May Mayhem: Mind Readers, Mental Health and Medical Directives

I can’t predict the future or read minds. I’d venture to say, neither can you. Sure, we can all get a “feeling,” but, that’s about it.  However, our actions indicate we can predict the future and read minds.  We put off things like there is plenty of time and let’s admit it,we assume people want the same things we want or at least they should. A few weeks ago at brunch, we discussed theories around reward; it’s not about how “you” want to be rewarded, its how people want to be rewarded and you need to ask them; one size does not fit all.  As we went around the table, how we each wanted to be rewarded was different, no two answers were the same; some were similar and others were very different. A potent reminder, you don’t know what someone else is thinking, what someone else wants.

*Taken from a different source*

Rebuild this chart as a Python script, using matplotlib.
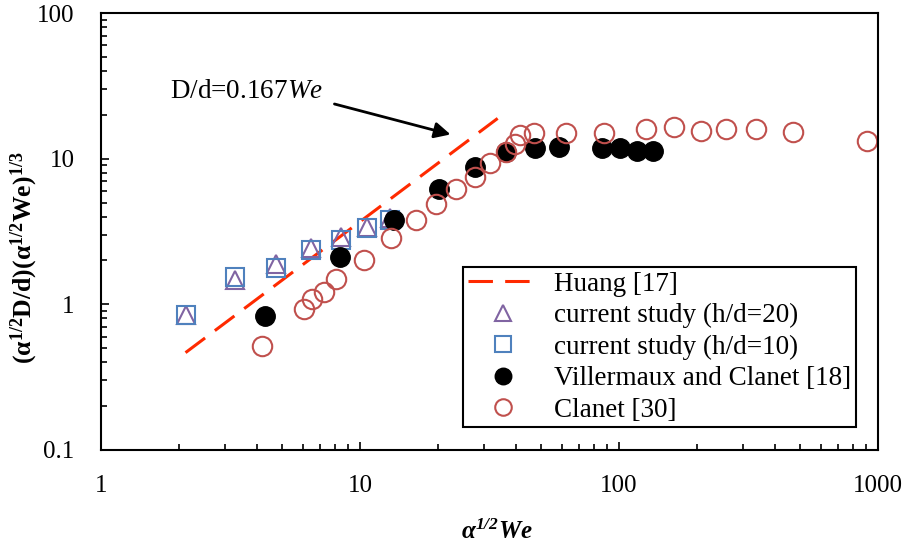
import numpy as np
import matplotlib
matplotlib.use('Agg')
import matplotlib.pyplot as plt

plt.rcParams['font.family'] = 'Liberation Serif'
plt.rcParams['mathtext.fontset'] = 'custom'
plt.rcParams['mathtext.rm'] = 'Liberation Serif'
plt.rcParams['mathtext.it'] = 'Liberation Serif:italic'
plt.rcParams['mathtext.bf'] = 'Liberation Serif:bold'
plt.rcParams['mathtext.bfit'] = 'Liberation Serif:italic:bold'

### data
huang_x = [2.12, 34.0]
huang_y = [0.466, 18.9]

cur20_x = [2.12, 3.29, 4.74, 6.47, 8.47, 10.6, 13.1]
cur20_y = [0.85, 1.47, 1.88, 2.42, 2.91, 3.41, 3.89]

cur10_x = [2.12, 3.29, 4.74, 6.47, 8.47, 10.6, 13.1]
cur10_y = [0.85, 1.53, 1.78, 2.36, 2.76, 3.36, 3.79]

vill_x = [4.30, 8.38, 13.5, 20.1, 27.7, 36.6, 47.4, 58.6, 86.0, 101, 117, 135]
vill_y = [0.83, 2.12, 3.79, 6.15, 8.80, 11.1, 11.8, 12.1, 11.8, 11.8, 11.3, 11.3]

clanet_x = [4.17, 6.09, 6.50, 7.27, 8.11, 10.4, 13.2, 16.5, 19.7, 23.5, 27.7, 31.8,
            36.6, 39.7, 41.5, 47.1, 62.7, 87.3, 127, 163, 207, 259, 338, 470, 910]
clanet_y = [0.517, 0.924, 1.08, 1.22, 1.49, 2.01, 2.86, 3.79, 4.86, 6.15, 7.51, 9.29,
            11.1, 12.7, 14.5, 14.9, 14.9, 14.9, 16.0, 16.6, 15.5, 15.9, 16.1, 15.2, 13.3]

labels = ['Huang [17]', 'current study (h/d=20)', 'current study (h/d=10)',
          'Villermaux and Clanet [18]', 'Clanet [30]']

fig = plt.figure(figsize=(9.05, 5.48), dpi=100)
ax = fig.add_axes([101/905, 1-450/548, 777/905, 437/548])

ax.plot(huang_x, huang_y, color='#FF2A00', lw=2.2, dashes=(8, 4), label=labels[0])
ax.plot(cur20_x, cur20_y, ls='none', marker='^', ms=13, mfc='none', mec='#8064A2', mew=1.5, label=labels[1])
ax.plot(cur10_x, cur10_y, ls='none', marker='s', ms=13, mfc='none', mec='#4F81BD', mew=1.5, label=labels[2])
ax.plot(vill_x, vill_y, ls='none', marker='o', ms=14, mfc='black', mec='black', label=labels[3])
ax.plot(clanet_x, clanet_y, ls='none', marker='o', ms=14, mfc='none', mec='#C0504D', mew=1.5, label=labels[4])

ax.set_xscale('log')
ax.set_yscale('log')
ax.set_xlim(1, 1000)
ax.set_ylim(0.1, 100)
ax.set_xticks([1, 10, 100, 1000])
ax.set_xticklabels(['1', '10', '100', '1000'])
ax.set_yticks([0.1, 1, 10, 100])
ax.set_yticklabels(['0.1', '1', '10', '100'])

for s in ax.spines.values():
    s.set_linewidth(1.5)
ax.tick_params(which='both', direction='in', top=False, right=False, labelsize=18, width=1.2)
ax.tick_params(which='major', length=6)
ax.tick_params(which='minor', length=4.5)
ax.tick_params(axis='y', pad=19)
ax.tick_params(axis='x', pad=18)

ax.set_xlabel(r'$\mathbfit{\alpha^{1/2}We}$', fontsize=18)
ax.xaxis.set_label_coords(0.51, -0.16)
ax.set_ylabel(r'$\mathbf{(\alpha^{1/2}D/d)(\alpha^{1/2}We)^{1/3}}$', fontsize=18.5)
ax.yaxis.set_label_coords(-0.079, 0.44)

ax.annotate('', xy=(22.9, 14.5), xytext=(7.78, 24.0),
            arrowprops=dict(arrowstyle='-|>', color='black', lw=2, mutation_scale=24))
ax.text(3.66, 29.1, r'D/d=0.167$\mathit{We}$', fontsize=19.5, ha='center', va='center')

leg = ax.legend(loc='upper left', bbox_to_anchor=(463/905, 1-267/548), bbox_transform=fig.transFigure,
                fontsize=19.5, frameon=True, fancybox=False, edgecolor='black', framealpha=1,
                handlelength=2.6, handletextpad=0.6, labelspacing=0.24, borderpad=0.17,
                borderaxespad=0, markerscale=0.85)
leg.get_frame().set_linewidth(1.5)

fig.savefig('out.png', dpi=100)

May is mental health month. It started in 1949; 73 years ago. But we really don’t like to talk about mental health until there is an incident. Maybe a shooting, maybe a suicide will cause a brief period of awareness. But again, as proven, kind of, sort of, you can’t read minds, you don’t know what someone is thinking or going through. You will see things through your lens, through your worldview and there is nothing wrong with that as long as you remind yourself, this is my view. So, what’s the big aha reveal for this week? A question, “who knows your death wish?”

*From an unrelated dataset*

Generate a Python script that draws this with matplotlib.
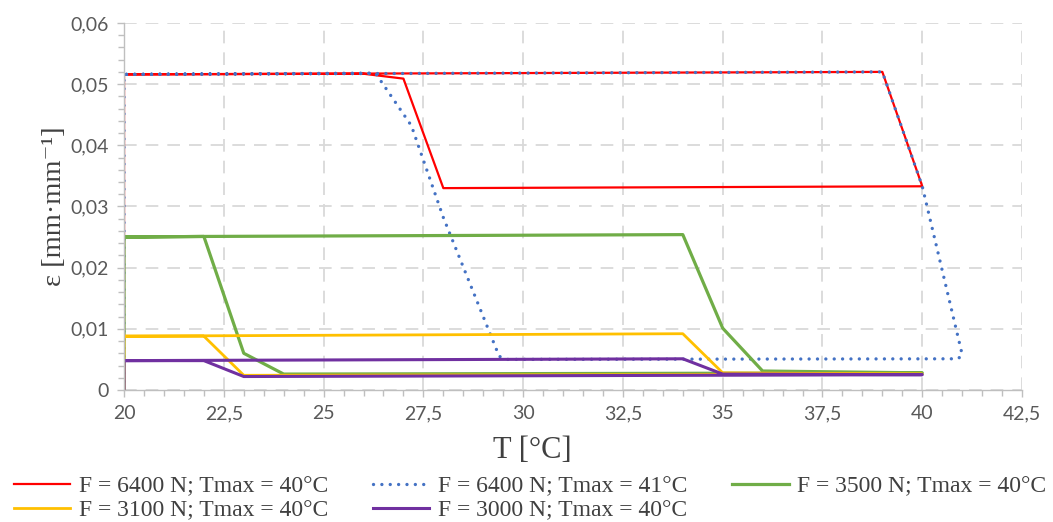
import matplotlib
matplotlib.use('Agg')
import matplotlib.pyplot as plt
from matplotlib.ticker import MultipleLocator, FuncFormatter

# strain loops, points in drawing order (T in degC, eps in mm/mm)
t_6400_40 = [20, 20, 26, 27, 28, 40, 39, 20]
e_6400_40 = [0, 0.0516, 0.0517, 0.0509, 0.0330, 0.0333, 0.0520, 0.0516]

t_6400_41 = [20, 20, 26.3, 27.2, 28.0, 29.4, 29.6, 40.9, 41.0, 40, 39, 20]
e_6400_41 = [0, 0.0516, 0.0518, 0.0432, 0.0282, 0.0055, 0.0050, 0.0051, 0.0058, 0.0333, 0.0520, 0.0516]

t_3500 = [20, 20, 22, 23, 24, 40, 36, 35, 34, 22, 20]
e_3500 = [0, 0.0250, 0.0251, 0.0060, 0.0026, 0.0028, 0.0031, 0.0101, 0.0254, 0.0251, 0.0250]

t_3100 = [20, 20, 22, 23, 40, 35, 34, 20]
e_3100 = [0, 0.0088, 0.0088, 0.0024, 0.0026, 0.0028, 0.0092, 0.0088]

t_3000 = [20, 20, 22, 23, 40, 35, 34, 20]
e_3000 = [0, 0.0048, 0.0048, 0.0022, 0.0025, 0.0026, 0.0051, 0.0048]

labels = ['F = 6400 N; Tmax = 40°C', 'F = 6400 N; Tmax = 41°C', 'F = 3500 N; Tmax = 40°C',
          'F = 3100 N; Tmax = 40°C', 'F = 3000 N; Tmax = 40°C']

serif = ['Liberation Serif', 'DejaVu Serif']

fig = plt.figure(figsize=(10.53, 5.22), dpi=100)
ax = fig.add_axes([0.1178, 0.2529, 0.8528, 0.7031])

h = []
h += ax.plot(t_6400_40, e_6400_40, color='#FF0000', lw=1.6, label=labels[0])
h += ax.plot(t_6400_41, e_6400_41, color='#4472C4', lw=2.4, linestyle=(0, (0.01, 2.5)),
             dash_capstyle='round', label=labels[1])
h += ax.plot(t_3500, e_3500, color='#70AD47', lw=2.3, label=labels[2])
h += ax.plot(t_3100, e_3100, color='#FFC000', lw=2.0, label=labels[3])
h += ax.plot(t_3000, e_3000, color='#7030A0', lw=2.2, label=labels[4])

ax.set_xlim(20, 42.5)
ax.set_ylim(0, 0.06)
ax.xaxis.set_major_locator(MultipleLocator(2.5))
ax.xaxis.set_minor_locator(MultipleLocator(0.5))
ax.yaxis.set_major_locator(MultipleLocator(0.01))
ax.yaxis.set_minor_locator(MultipleLocator(0.002))

def comma(v, pos):
    s = ('%.2f' % v).rstrip('0').rstrip('.') if abs(v) > 1e-12 else '0'
    return s.replace('.', ',')

ax.xaxis.set_major_formatter(FuncFormatter(comma))
ax.yaxis.set_major_formatter(FuncFormatter(comma))

for s in ['top', 'right']:
    ax.spines[s].set_visible(False)
for s in ['left', 'bottom']:
    ax.spines[s].set_color('#bfbfbf')
    ax.spines[s].set_linewidth(1.0)

ax.tick_params(which='both', direction='out', color='#bfbfbf', width=1.0)
ax.tick_params(which='major', length=5, labelsize=14, labelcolor='#595959', pad=6)
ax.tick_params(which='minor', length=4)
for lab in ax.get_xticklabels() + ax.get_yticklabels():
    lab.set_family('Lato')

ax.grid(True, which='major', color='#d9d9d9', lw=1.3, linestyle=(0, (7, 5)))
ax.set_axisbelow(True)

ax.set_xlabel('T [°C]', family=serif, fontsize=22, color='#404040')
ax.xaxis.set_label_coords(0.455, -0.125)
ax.set_ylabel('ε [mm·mm⁻¹]', family=serif, fontsize=20.5, color='#404040', labelpad=2.5)

# row-wise order for a 3-column legend
order = [0, 3, 1, 4, 2]
leg = fig.legend([h[i] for i in order], [labels[i] for i in order],
                 loc='upper left', bbox_to_anchor=(0.004, 0.107), ncol=3, frameon=False,
                 prop={'family': serif, 'size': 17},
                 handlelength=2.4, handletextpad=0.35, columnspacing=1.9,
                 labelspacing=0.1, borderaxespad=0.0)
for t in leg.get_texts():
    t.set_color('#404040')

fig.savefig('out.png', dpi=100)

Much in the same way, we really don’t discuss mental health until something happens, the same with death wishes, or as they are more commonly called, end of life wishes, advance directives, etc. OK, this is where predicting the future comes in. Unless you know when and how you’re going to exit from the living, you need this. My wishes are documented in my will and trust. I have told people what I want and to my surprise, a few  argued with me. Each time, as I started to “defend” my position, I realized, I don’t have to. These are my wishes, my choice, period. Like chocolate or vanilla ice cream, I don’t have to provide a justification, it’s a choice.  

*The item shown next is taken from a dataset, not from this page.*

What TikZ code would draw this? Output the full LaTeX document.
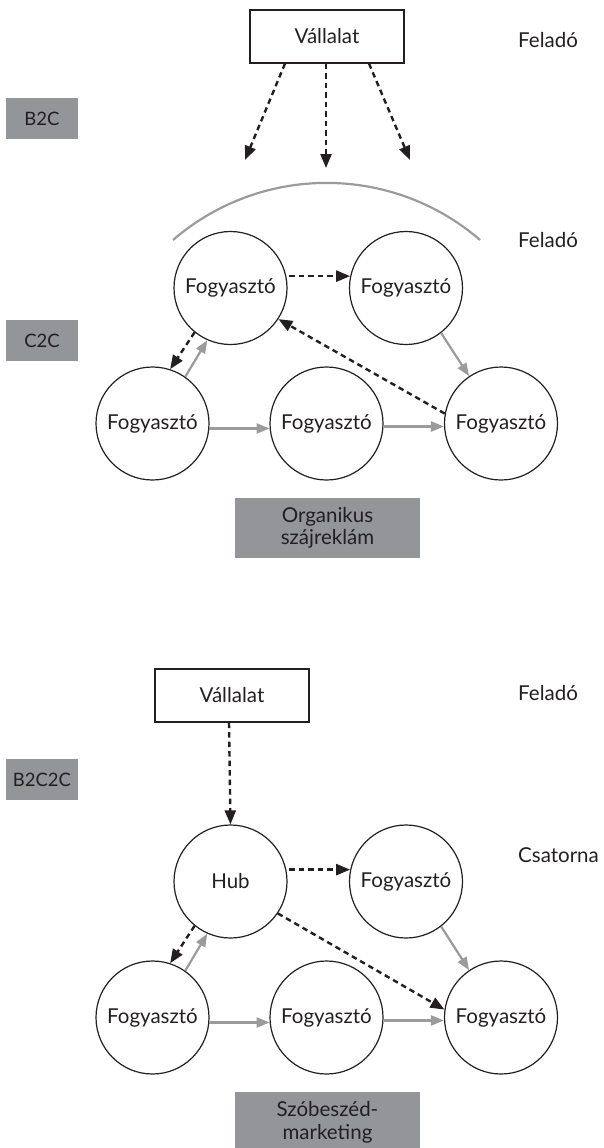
\documentclass[tikz,border=0pt]{standalone}
\usepackage{fontspec}
\setmainfont{Lato}
\usetikzlibrary{arrows.meta}
\definecolor{ink}{HTML}{231F20}
\definecolor{tagfill}{HTML}{939598}
\definecolor{flow}{HTML}{9B9B9B}
\newcommand{\labelsize}{\fontsize{20.5}{23}\selectfont}
\tikzset{
  every node/.style={text=ink},
  person/.style={circle, draw=ink, line width=1.2pt, minimum size=113pt, inner sep=0pt, font=\labelsize},
  firm/.style={draw=ink, line width=1.2pt, minimum width=154pt, minimum height=53pt, inner sep=0pt, font=\labelsize},
  tag/.style={fill=tagfill, minimum width=72pt, minimum height=41pt, inner sep=0pt, font=\fontsize{18.5}{21}\selectfont},
  caption/.style={fill=tagfill, minimum width=185pt, inner sep=0pt, align=center, font=\fontsize{20.5}{22.5}\selectfont},
  role/.style={anchor=west, inner sep=0pt, font=\labelsize},
  push/.style={draw=ink, line width=2.4pt, dash pattern=on 5.5pt off 4pt, -{Triangle[length=14pt,width=11pt]}},
  pass/.style={draw=flow, line width=2.2pt, -{Triangle[length=13pt,width=10pt]}},
  reach/.style={draw=flow, line width=2.2pt}
}
\begin{document}
\begin{tikzpicture}[x=1pt,y=1pt]
\useasboundingbox (0,0) rectangle (603,-1148);

% ---------- organic word of mouth ----------
\node[firm] (v1) at (327,-36.5) {Vállalat};
\node[role] (s1) at (518,-40) {Feladó};
\node[role] (s2) at (518,-240) {Feladó};
\node[tag] (b2c) at (42,-118.5) {B2C};
\node[tag] (c2c) at (42,-340.5) {C2C};

\coordinate (d1) at (245,-160);
\coordinate (d2) at (326,-168);
\coordinate (d3) at (410,-160);
\draw[push] ([xshift=-42pt]v1.south) -- (d1);
\draw[push] ([xshift=-1pt]v1.south) -- (d2);
\draw[push] ([xshift=42pt]v1.south) -- (d3);

% audience arc
\draw[reach] (173,-240) arc[start angle=130.8, end angle=49.2, radius=235];

\node[person] (a1) at (230.5,-288) {Fogyasztó};
\node[person] (a2) at (406,-288) {Fogyasztó};
\node[person] (a3) at (152.5,-423.5) {Fogyasztó};
\node[person] (a4) at (326.5,-423.5) {Fogyasztó};
\node[person] (a5) at (501,-423.5) {Fogyasztó};

\draw[push, shorten <=3pt] (a1.12) -- (a2.168);
\draw[push] (a5.170.5) -- (a1.-33);
\draw[push] (a1.231.7) -- (a3.72.5);
\draw[pass] (a3.55.4) -- (a1.246.6);
\draw[pass] (a2.-52) -- (a5.124.3);
\draw[pass] (a3.-5.5) -- (a4.185.5);
\draw[pass] (a4.-3.5) -- (a5.183.5);

\node[caption, minimum height=60pt] (c1) at (327.5,-528) {Organikus\\szájreklám};

% ---------- hub-driven word of mouth ----------
\node[firm] (v2) at (232,-695.5) {Vállalat};
\node[role] (s3) at (518,-693) {Feladó};
\node[role] (s4) at (518,-855) {Csatorna};
\node[tag] (b2c2c) at (42,-779.5) {B2C2C};

\node[person] (h) at (230.5,-881.5) {Hub};
\node[person] (b2) at (406,-881.5) {Fogyasztó};
\node[person] (b3) at (152.5,-1017.5) {Fogyasztó};
\node[person] (b4) at (326.5,-1017.5) {Fogyasztó};
\node[person] (b5) at (501,-1017.5) {Fogyasztó};

\draw[push] ([xshift=-3pt]v2.south) -- (h.north);
\draw[push, shorten <=3pt] (h.12) -- (b2.168);
\draw[push] (h.-34.6) -- (b5.172.4);
\draw[push] (h.231.7) -- (b3.72.5);
\draw[pass] (b3.55.4) -- (h.246.6);
\draw[pass] (b2.-52) -- (b5.124.3);
\draw[pass] (b3.-5.5) -- (b4.185.5);
\draw[pass] (b4.-3.5) -- (b5.183.5);

\node[caption, minimum height=60pt, anchor=north] (c2) at (327.5,-1092) {Szóbeszéd-\\marketing};
\end{tikzpicture}
\end{document}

A few posts back, I talked about that’s not helpful, the deadly silence around mental health. In the same way most people are not equipped to help you deal with a mental health issue, and you hear “snap out of it, others have it worst, blah, blah, blah.” Well, people are not equipped to handle your death wish either. If you don’t have anything in place, a POLST Form is a good way to review and understand various scenarios. While it is designed for people who are seriously ill or medically frail, it is a good way to start a discussion and planning. On Saturday, 14 May 2022, a gunman killed 10 people in a Buffalo New York Grocery Store. I believe no one in the store with the exception of the shooter expected the outcome.

Without the ability to read minds or predict the future, it may be an unpleasant task that needs to be done. This May, during mental health awareness month, can we have these uncomfortable conversations about an inevitable outcome? If you love those around you, don’t leave them with ambiguity. This week, consider your end of life wishes; what’s your choice and who knows?